*** Available data ***

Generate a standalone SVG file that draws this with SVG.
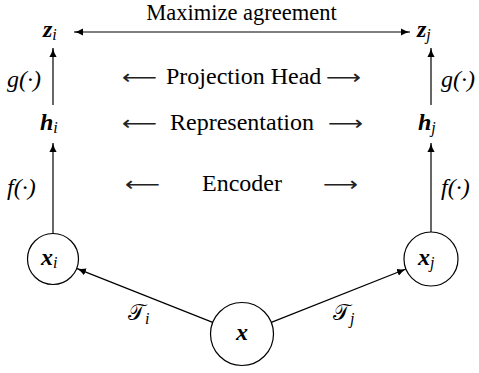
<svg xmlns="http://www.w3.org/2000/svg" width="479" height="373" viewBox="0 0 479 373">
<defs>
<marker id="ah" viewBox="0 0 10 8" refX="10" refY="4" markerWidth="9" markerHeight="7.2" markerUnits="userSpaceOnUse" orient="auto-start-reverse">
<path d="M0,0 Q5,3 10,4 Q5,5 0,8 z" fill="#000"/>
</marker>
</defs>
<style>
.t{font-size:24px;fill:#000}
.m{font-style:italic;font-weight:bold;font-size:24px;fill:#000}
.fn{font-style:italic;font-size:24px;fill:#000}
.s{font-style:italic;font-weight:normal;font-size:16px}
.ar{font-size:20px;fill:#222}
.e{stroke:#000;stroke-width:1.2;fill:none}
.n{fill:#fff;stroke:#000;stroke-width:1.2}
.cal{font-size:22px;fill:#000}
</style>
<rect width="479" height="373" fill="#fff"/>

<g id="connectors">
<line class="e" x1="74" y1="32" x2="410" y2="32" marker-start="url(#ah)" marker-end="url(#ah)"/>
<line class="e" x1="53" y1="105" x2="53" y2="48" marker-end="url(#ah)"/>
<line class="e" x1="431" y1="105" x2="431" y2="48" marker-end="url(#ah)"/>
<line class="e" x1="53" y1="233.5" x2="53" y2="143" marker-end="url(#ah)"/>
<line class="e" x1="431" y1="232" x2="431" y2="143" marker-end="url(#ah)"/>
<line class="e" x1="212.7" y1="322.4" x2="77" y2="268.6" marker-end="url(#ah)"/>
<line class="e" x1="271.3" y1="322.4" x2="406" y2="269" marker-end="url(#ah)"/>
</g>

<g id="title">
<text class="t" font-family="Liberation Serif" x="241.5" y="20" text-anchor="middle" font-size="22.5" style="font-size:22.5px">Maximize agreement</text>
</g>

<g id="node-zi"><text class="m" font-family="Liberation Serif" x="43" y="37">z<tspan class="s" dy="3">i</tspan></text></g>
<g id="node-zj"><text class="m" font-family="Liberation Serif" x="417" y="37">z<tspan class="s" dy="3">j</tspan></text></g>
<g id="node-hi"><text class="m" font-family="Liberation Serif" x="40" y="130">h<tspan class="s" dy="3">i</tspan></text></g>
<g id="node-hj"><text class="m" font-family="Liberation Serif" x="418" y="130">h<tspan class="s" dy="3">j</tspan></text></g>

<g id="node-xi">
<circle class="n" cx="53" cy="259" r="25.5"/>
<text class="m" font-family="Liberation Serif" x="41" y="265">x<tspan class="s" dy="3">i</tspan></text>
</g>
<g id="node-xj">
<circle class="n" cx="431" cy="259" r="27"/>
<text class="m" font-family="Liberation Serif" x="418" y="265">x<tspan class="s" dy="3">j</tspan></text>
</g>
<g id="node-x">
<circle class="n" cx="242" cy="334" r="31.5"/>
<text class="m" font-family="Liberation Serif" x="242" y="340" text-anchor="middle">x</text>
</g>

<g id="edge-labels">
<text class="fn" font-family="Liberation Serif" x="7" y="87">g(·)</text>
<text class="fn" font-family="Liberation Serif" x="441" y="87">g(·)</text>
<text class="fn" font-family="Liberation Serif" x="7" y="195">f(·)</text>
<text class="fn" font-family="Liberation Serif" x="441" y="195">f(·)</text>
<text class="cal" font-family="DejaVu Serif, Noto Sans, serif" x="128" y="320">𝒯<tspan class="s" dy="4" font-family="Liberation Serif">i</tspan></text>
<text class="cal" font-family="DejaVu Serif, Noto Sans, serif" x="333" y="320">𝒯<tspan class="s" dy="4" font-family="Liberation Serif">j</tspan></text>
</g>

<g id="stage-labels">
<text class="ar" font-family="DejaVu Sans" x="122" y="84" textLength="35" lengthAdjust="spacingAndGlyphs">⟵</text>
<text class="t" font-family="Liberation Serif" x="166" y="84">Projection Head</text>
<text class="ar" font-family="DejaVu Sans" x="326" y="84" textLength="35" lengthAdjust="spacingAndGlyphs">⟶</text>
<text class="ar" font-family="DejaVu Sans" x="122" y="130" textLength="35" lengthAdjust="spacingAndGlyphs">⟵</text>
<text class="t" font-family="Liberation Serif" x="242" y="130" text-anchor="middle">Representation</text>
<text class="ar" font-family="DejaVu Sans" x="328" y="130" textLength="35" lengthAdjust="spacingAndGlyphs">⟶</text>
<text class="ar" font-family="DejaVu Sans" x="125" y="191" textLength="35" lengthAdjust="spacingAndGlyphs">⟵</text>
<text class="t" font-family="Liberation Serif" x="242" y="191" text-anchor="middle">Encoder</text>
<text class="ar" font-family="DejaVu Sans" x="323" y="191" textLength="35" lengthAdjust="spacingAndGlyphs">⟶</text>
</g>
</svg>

***

What is expected: Reproduce each line exactly, please, except for any pictures.

Task result:
Generate a standalone SVG file that draws this with SVG.
<svg xmlns="http://www.w3.org/2000/svg" width="479" height="373" viewBox="0 0 479 373">
<defs>
<marker id="ah" viewBox="0 0 10 8" refX="10" refY="4" markerWidth="9" markerHeight="7.2" markerUnits="userSpaceOnUse" orient="auto-start-reverse">
<path d="M0,0 Q5,3 10,4 Q5,5 0,8 z" fill="#000"/>
</marker>
</defs>
<style>
.t{font-size:24px;fill:#000}
.m{font-style:italic;font-weight:bold;font-size:24px;fill:#000}
.fn{font-style:italic;font-size:24px;fill:#000}
.s{font-style:italic;font-weight:normal;font-size:16px}
.ar{font-size:20px;fill:#222}
.e{stroke:#000;stroke-width:1.2;fill:none}
.n{fill:#fff;stroke:#000;stroke-width:1.2}
.cal{font-size:22px;fill:#000}
</style>
<rect width="479" height="373" fill="#fff"/>

<g id="connectors">
<line class="e" x1="74" y1="32" x2="410" y2="32" marker-start="url(#ah)" marker-end="url(#ah)"/>
<line class="e" x1="53" y1="105" x2="53" y2="48" marker-end="url(#ah)"/>
<line class="e" x1="431" y1="105" x2="431" y2="48" marker-end="url(#ah)"/>
<line class="e" x1="53" y1="233.5" x2="53" y2="143" marker-end="url(#ah)"/>
<line class="e" x1="431" y1="232" x2="431" y2="143" marker-end="url(#ah)"/>
<line class="e" x1="212.7" y1="322.4" x2="77" y2="268.6" marker-end="url(#ah)"/>
<line class="e" x1="271.3" y1="322.4" x2="406" y2="269" marker-end="url(#ah)"/>
</g>

<g id="title">
<text class="t" font-family="Liberation Serif" x="241.5" y="20" text-anchor="middle" font-size="22.5" style="font-size:22.5px">Maximize agreement</text>
</g>

<g id="node-zi"><text class="m" font-family="Liberation Serif" x="43" y="37">z<tspan class="s" dy="3">i</tspan></text></g>
<g id="node-zj"><text class="m" font-family="Liberation Serif" x="417" y="37">z<tspan class="s" dy="3">j</tspan></text></g>
<g id="node-hi"><text class="m" font-family="Liberation Serif" x="40" y="130">h<tspan class="s" dy="3">i</tspan></text></g>
<g id="node-hj"><text class="m" font-family="Liberation Serif" x="418" y="130">h<tspan class="s" dy="3">j</tspan></text></g>

<g id="node-xi">
<circle class="n" cx="53" cy="259" r="25.5"/>
<text class="m" font-family="Liberation Serif" x="41" y="265">x<tspan class="s" dy="3">i</tspan></text>
</g>
<g id="node-xj">
<circle class="n" cx="431" cy="259" r="27"/>
<text class="m" font-family="Liberation Serif" x="418" y="265">x<tspan class="s" dy="3">j</tspan></text>
</g>
<g id="node-x">
<circle class="n" cx="242" cy="334" r="31.5"/>
<text class="m" font-family="Liberation Serif" x="242" y="340" text-anchor="middle">x</text>
</g>

<g id="edge-labels">
<text class="fn" font-family="Liberation Serif" x="7" y="87">g(·)</text>
<text class="fn" font-family="Liberation Serif" x="441" y="87">g(·)</text>
<text class="fn" font-family="Liberation Serif" x="7" y="195">f(·)</text>
<text class="fn" font-family="Liberation Serif" x="441" y="195">f(·)</text>
<text class="cal" font-family="DejaVu Serif, Noto Sans, serif" x="128" y="320">𝒯<tspan class="s" dy="4" font-family="Liberation Serif">i</tspan></text>
<text class="cal" font-family="DejaVu Serif, Noto Sans, serif" x="333" y="320">𝒯<tspan class="s" dy="4" font-family="Liberation Serif">j</tspan></text>
</g>

<g id="stage-labels">
<text class="ar" font-family="DejaVu Sans" x="122" y="84" textLength="35" lengthAdjust="spacingAndGlyphs">⟵</text>
<text class="t" font-family="Liberation Serif" x="166" y="84">Projection Head</text>
<text class="ar" font-family="DejaVu Sans" x="326" y="84" textLength="35" lengthAdjust="spacingAndGlyphs">⟶</text>
<text class="ar" font-family="DejaVu Sans" x="122" y="130" textLength="35" lengthAdjust="spacingAndGlyphs">⟵</text>
<text class="t" font-family="Liberation Serif" x="242" y="130" text-anchor="middle">Representation</text>
<text class="ar" font-family="DejaVu Sans" x="328" y="130" textLength="35" lengthAdjust="spacingAndGlyphs">⟶</text>
<text class="ar" font-family="DejaVu Sans" x="125" y="191" textLength="35" lengthAdjust="spacingAndGlyphs">⟵</text>
<text class="t" font-family="Liberation Serif" x="242" y="191" text-anchor="middle">Encoder</text>
<text class="ar" font-family="DejaVu Sans" x="323" y="191" textLength="35" lengthAdjust="spacingAndGlyphs">⟶</text>
</g>
</svg>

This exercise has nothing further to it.